Age 3-8: Duolingo ABC
Designed to make reading fun and minimize discouragement, Duolingo ABC’s lessons are bite-sized—taking 5 minutes or less—trial-and-error games that teach kids to read independently. The app poses questions mid-story to help with reading comprehension. Other tools include predicting story events, which helps keep young readers stay engaged. With a curriculum aligned with Common Core Standards for Grades K-2, teachers like the app to help kids who struggle with reading. Parents praise it for helping their kids build confidence in their reading abilities.
Age 3-8: Letterschool
Originally conceived as an after-class tool to help kids absorb what they learned in class, Letterschool has grown into an app available in 12 languages used at over 5000 schools. But most parents love it for its gorgeous animations with fun effects that pop up as children draw each letter. Subtle audio cues correct kids as needed.
Age 4 and up: Blending Board
Designed to help kids with dyslexia, the Blending Board app uses phonics to teach simple and multisyllabic words. By creating a deck of phonemes, kids get comfortable with sounds and syllables, which can make reading less intimidating.
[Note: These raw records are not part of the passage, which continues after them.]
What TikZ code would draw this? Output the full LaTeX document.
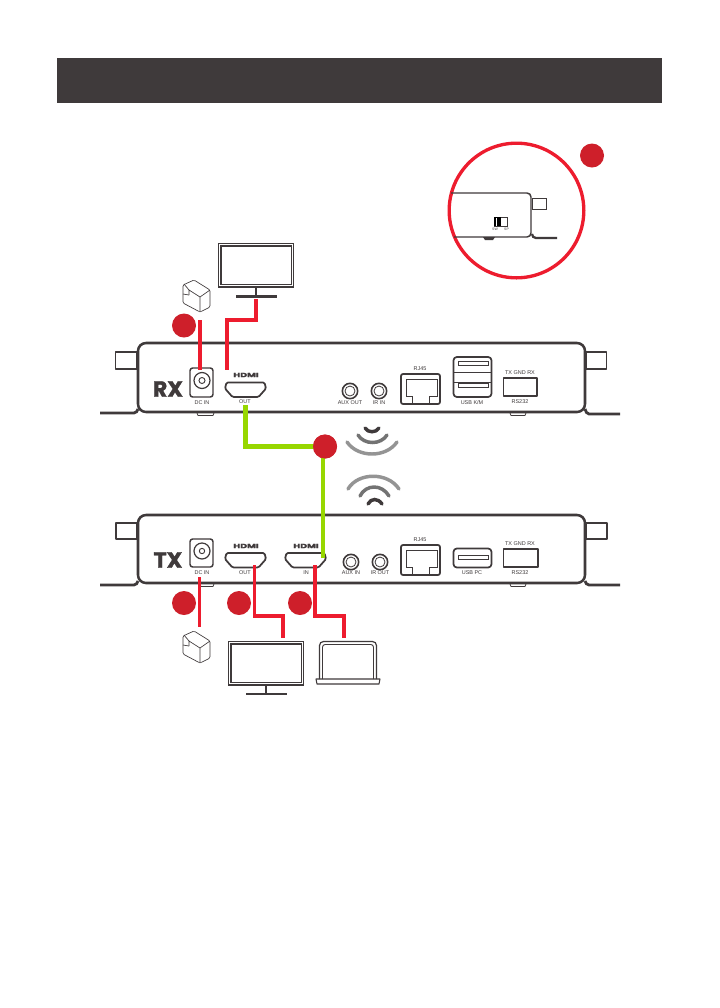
\documentclass[tikz,border=0pt]{standalone}
\usepackage{fontspec}
\setmainfont{Liberation Sans}
\newfontfamily\heavy{Poppins}[BoldFont={Poppins Bold},BoldFeatures={FakeBold=1.6}]
\definecolor{ink}{HTML}{3F3A3B}
\definecolor{redc}{HTML}{ED1C2E}
\definecolor{badgec}{HTML}{CE1F2A}
\definecolor{greenc}{HTML}{97D700}
\tikzset{
  dev/.style={draw=ink,line width=1.9pt,line join=round},
  thinb/.style={draw=ink,line width=0.9pt,line join=round},
  foot/.style={draw=ink,line width=2.1pt},
  lab/.style={inner sep=0pt,text=ink,font=\fontsize{4.1}{5}\selectfont},
  hdlogo/.style={inner sep=0pt,text=ink,font=\heavy\bfseries\fontsize{4.6}{6}\selectfont,xscale=1.55},
  sidetxt/.style={inner sep=0pt,text=ink,font=\heavy\bfseries\fontsize{16.5}{17}\selectfont},
  badge/.style={circle,fill=badgec,inner sep=0pt,minimum size=18pt},
  redw/.style={draw=redc,line width=2.6pt},
  greenw/.style={draw=greenc,line width=3.4pt},
  wave/.style={line width=2.6pt,line cap=round},
  ringo/.style={circle,draw=ink,line width=0.9pt,inner sep=0pt},
}
\newcommand{\hdport}[2]{\draw[thinb,line width=1.3pt,rounded corners=1pt] (#1-19,#2) -- (#1+19,#2) -- (#1+20.5,#2+6) -- (#1+13,#2+14.5) -- (#1-13,#2+14.5) -- (#1-20.5,#2+6) -- cycle;}
\newcommand{\adapter}[2]{\begin{scope}[shift={(#1,#2)},ink,line width=.5pt,line join=round]
  \draw[rounded corners=1pt] (0,5) -- (11,0) -- (27,10) -- (27,27) -- (17,32) -- (0,23) -- cycle;
  \draw (17,17) -- (17,32) (17,17) -- (27,10) (17,17) -- (6,10) -- (6,15);
  \draw (1,4) -- (6,10) (6,15) -- (0,14);
\end{scope}}
\begin{document}
\begin{tikzpicture}[x=0.75pt,y=-0.75pt]
\useasboundingbox (0,0) rectangle (720,1008);
\fill[white] (0,0) rectangle (720,1008);
\fill[ink] (57,58) rectangle (662,103);

% magnifier
\node[circle,draw=redc,line width=2.5pt,minimum size=101pt,inner sep=0pt] (ring) at (516.5,210.5) {};
\node[badge] (bm) at (592,155.5) {};
\draw[ink,line width=1.1pt,rounded corners=3pt] (451,193) -- (531,193) -- (531,237) -- (454,237);
\draw[ink,line width=.7pt] (532,198) rectangle (546,209);
\draw[ink,line width=1.7pt] (532,234) to[out=-90,in=180] (536,238) -- (557,238);
\fill[ink] (483,237) -- (495,237) -- (493,240) -- (485,240) -- cycle;
\draw[ink,line width=.6pt] (494,217) rectangle (507,226);
\fill[black] (494,217) rectangle (501,226);
\fill[white] (496.2,217.5) rectangle (497,225.5);
\node[inner sep=0pt,text=ink,font=\fontsize{2.6}{3}\selectfont] (sw) at (495,229.5) {SW};
\node[inner sep=0pt,text=ink,font=\fontsize{2.6}{3}\selectfont] (sp) at (506.5,229.5) {SP};

% RX device
\draw[dev,rounded corners=6pt] (138,343) rectangle (585,412);
\draw[thinb] (115.5,352) rectangle (137,369);
\draw[thinb] (586,352) rectangle (606.5,369);
\draw[foot] (100,413) -- (134,413) to[out=0,in=-110] (138,409);
\draw[foot] (585,409) to[out=-70,in=180] (589,414) -- (620,414);
\draw[thinb,line width=.6pt] (197,413) -- (198,415.5) -- (213,415.5) -- (214,413);
\draw[thinb,line width=.6pt] (510,413) -- (511,415.5) -- (525,415.5) -- (526,413);
\node[sidetxt] (rxt) at (168,389) {RX};
\draw[thinb,line width=1.1pt,rounded corners=2pt] (190,368) rectangle (213,397);
\node[ringo,minimum size=12pt] (rdc) at (202,380.5) {};
\node[ringo,minimum size=4.5pt,line width=.7pt] at (202,380.5) {};
\node[lab] at (202,403) {DC IN};
\node[hdlogo] (rh) at (246,375) {HDMI};
\hdport{245.5}{382.5}
\coordinate (rhout) at (245.5,397);
\node[lab] at (245,402) {OUT};
\node[ringo,minimum size=11.5pt,line width=1.2pt] (raux) at (350,391) {};
\node[ringo,minimum size=7.5pt,line width=.6pt] at (350,391) {};
\node[lab] at (350,403) {AUX OUT};
\node[ringo,minimum size=11.5pt,line width=1.2pt] (rir) at (379,391) {};
\node[ringo,minimum size=7.5pt,line width=.6pt] at (379,391) {};
\node[lab] at (379,403) {IR IN};
\node[lab] at (420,369) {RJ45};
\draw[thinb,line width=1.3pt,rounded corners=1.5pt] (401,404) -- (401,374) -- (440,374) -- (440,404) -- cycle;
\draw[ink,line width=.6pt] (412,404) -- (412,396) -- (406,396) -- (406,379) -- (437,379) -- (437,396) -- (429,396) -- (429,404);
\draw[thinb,line width=1.3pt,rounded corners=2.5pt] (453.5,357) rectangle (491.5,397);
\draw[ink,line width=.5pt] (454,372) -- (491,372) (454,382) -- (491,382);
\draw[ink,line width=.6pt] (458,361) rectangle (488,365.5);
\draw[ink,line width=.6pt] (458,383) rectangle (488,387.5);
\node[lab] at (472,403) {USB K/M};
\node[lab] at (520,373) {TX GND RX};
\draw[thinb,line width=1.3pt] (503.5,378) rectangle (537,396);
\node[lab] at (520,402) {RS232};

% TX device
\draw[dev,rounded corners=6pt] (138,515) rectangle (585,583);
\draw[thinb] (116,523) rectangle (137,539);
\draw[thinb] (586,523) rectangle (607,539);
\draw[foot] (100,585) -- (134,585) to[out=0,in=-110] (138,581);
\draw[foot] (585,581) to[out=-70,in=180] (589,585) -- (620,585);
\draw[thinb,line width=.6pt] (200,584) -- (201,586.5) -- (213,586.5) -- (214,584);
\draw[thinb,line width=.6pt] (510,584) -- (511,586.5) -- (525,586.5) -- (526,584);
\node[sidetxt] (txt) at (168,560) {TX};
\draw[thinb,line width=1.1pt,rounded corners=2pt] (190,539) rectangle (213,567);
\node[ringo,minimum size=12pt] (tdc) at (202,551) {};
\node[ringo,minimum size=4pt,line width=.7pt] at (202,551) {};
\node[lab] at (202,573) {DC IN};
\node[hdlogo] (th1) at (246,546) {HDMI};
\hdport{245.5}{553}
\node[lab] at (245,573) {OUT};
\node[hdlogo] (th2) at (306,546) {HDMI};
\hdport{305.5}{553}
\node[lab] at (306,573) {IN};
\node[ringo,minimum size=11.5pt,line width=1.2pt] (taux) at (351,562) {};
\node[ringo,minimum size=7.5pt,line width=.6pt] at (351,562) {};
\node[lab] at (351,573) {AUX IN};
\node[ringo,minimum size=11.5pt,line width=1.2pt] (tir) at (380,562) {};
\node[ringo,minimum size=7.5pt,line width=.6pt] at (380,562) {};
\node[lab] at (380,573) {IR OUT};
\node[lab] at (420,540) {RJ45};
\draw[thinb,line width=1.3pt,rounded corners=1.5pt] (401,575) -- (401,545) -- (440,545) -- (440,575) -- cycle;
\draw[ink,line width=.6pt] (412,575) -- (412,567) -- (406,567) -- (406,550) -- (437,550) -- (437,567) -- (429,567) -- (429,575);
\draw[thinb,line width=1.3pt,rounded corners=2.5pt] (453.5,548.5) rectangle (491.5,567.5);
\draw[ink,line width=.6pt] (458,555) rectangle (488,559.5);
\node[lab] at (472,573) {USB PC};
\node[lab] at (520,544) {TX GND RX};
\draw[thinb,line width=1.3pt] (503.5,549) rectangle (538,567);
\node[lab] at (520,573) {RS232};

% monitors
\draw[ink,line width=.9pt] (218.5,243.5) rectangle (293.5,287);
\draw[ink,line width=.9pt] (221,246) rectangle (291.5,284.5);
\coordinate (ms1) at (256,287);
\coordinate (ms2) at (256,296.5);
\draw[ink,line width=2pt] (ms1) -- (ms2);
\draw[ink,line width=2pt] (236,296.5) -- (277,296.5);
\draw[ink,line width=.9pt] (228.5,641.5) rectangle (303.5,685);
\draw[ink,line width=.9pt] (231,644) rectangle (301.5,682.5);
\draw[ink,line width=2pt] (266,685) -- (266,694);
\draw[ink,line width=2pt] (246,694) -- (287,694);
% laptop
\draw[ink,line width=.9pt,rounded corners=3pt] (319.5,679) -- (319.5,641.5) -- (376.5,641.5) -- (376.5,679);
\draw[ink,line width=.7pt,rounded corners=2pt] (322.5,679) -- (322.5,644.5) -- (373.5,644.5) -- (373.5,679);
\draw[ink,line width=.8pt,line join=round] (316,679) -- (380,679) -- (379,684) -- (317,684) -- cycle;
% adapters
\adapter{183}{280}
\adapter{183}{631}

% red connectors
\coordinate (a1) at (200,320);
\coordinate (a1e) at (200,370);
\draw[redw] (a1) -- (a1e);
\coordinate (mr) at (256,299);
\coordinate (mre) at (227,370);
\draw[redw] (mr) |- (227,320) -- (mre);
\coordinate (t1s) at (199.5,577);
\coordinate (t1e) at (199.5,627);
\draw[redw] (t1s) -- (t1e);
\coordinate (t2s) at (254.7,565);
\coordinate (t2e) at (283,638);
\draw[redw] (t2s) -- (254.7,616) -- (283,616) -- (t2e);
\coordinate (t3s) at (315,565);
\coordinate (t3e) at (344,638);
\draw[redw] (t3s) -- (315,616) -- (344,616) -- (t3e);

% green connector
\coordinate (gs) at (245.5,405);
\coordinate (ge) at (323,558);
\node[badge] (b2) at (325,446.5) {};
\draw[greenw] (gs) |- (b2.center);
\draw[greenw] (ge) -- (323,450);
\node[badge] at (325,446.5) {};

% badges
\node[badge] (b1) at (184,325.5) {};
\node[badge] (b3) at (184,603) {};
\node[badge] (b4) at (239,603) {};
\node[badge] (b5) at (300,603) {};

% waves
\draw[wave,draw=black!42] (347,442) .. controls (358,458) and (386,458) .. (397,442);
\draw[wave,draw=black!55] (358,435) .. controls (364,445) and (381,445) .. (387,435);
\draw[wave,draw=ink] (365,428) .. controls (368,433) and (376,433) .. (379,428);
\draw[wave,draw=black!42] (348,489) .. controls (358,472) and (388,472) .. (399,489);
\draw[wave,draw=black!55] (360,496) .. controls (366,484) and (382,484) .. (389,496);
\draw[wave,draw=ink] (368,504) .. controls (371,498) and (378,498) .. (382,504);
\end{tikzpicture}
\end{document}
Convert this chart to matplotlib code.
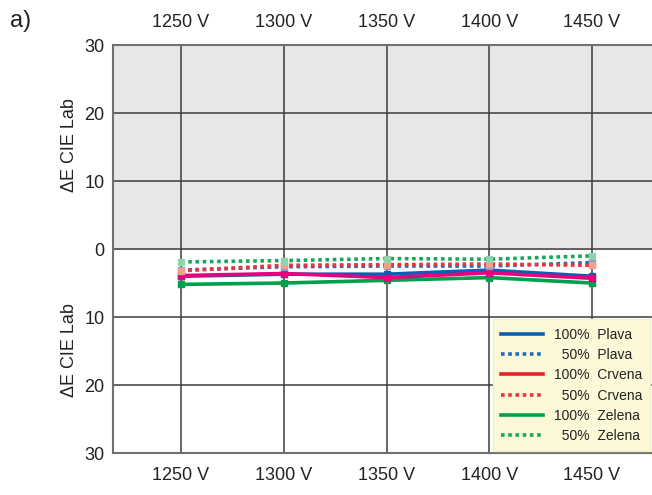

Age 4-9 and 10+: Reading Horizons
With two versions—one for young readers and another for young adults—Reading Horizons uses visual cues and a sequential method of teaching letters and phonics to encourage language fluency. Some schools have incorporated the app into their curriculum, but at-home users will appreciate its science-backed approach. The app is also helpful for ESL learners, dyslexic readers, and those with special needs.
Age 7-10: Bluster
This vocabulary-building app sends kids on a timed quest to match words while battling weather disturbances like thunderstorms and tornadoes. Single-player mode offers a chance to match rhyming words, prefixes, suffixes and adjectives, but kids can team up for vocabulary challenges in collaborative mode—or challenge each other in versus mode.
Age 4-11: Starfall
Founded by an adult reader who never forgot his childhood struggles with reading due to dyslexia, Starfall offers a fun, educational reading experience for kids. The untimed lessons build gradually as kids meet reading milestones like letter recognition, phonics and vocabulary. Kindergarten lessons focus on ABC rhymes, colors and nursery-rhyme sing-alongs, while grades 1-5 incorporate songs and games like crossword puzzles to help kids with reading skills.
Age 2-13: Reading Eggs
Requiring no prior reading knowledge before use, Reading Eggs trains new and struggling readers to enjoy the journey of learning to read. Unlike some apps, the alphabet isn’t taught in order: Instead, sounds and common words used to make sentences are emphasized. Children will enjoy the animations, characters and golden egg rewards as they make progress, while parents will appreciate the progress reports as their kids learn (which can be saved with an online subscription).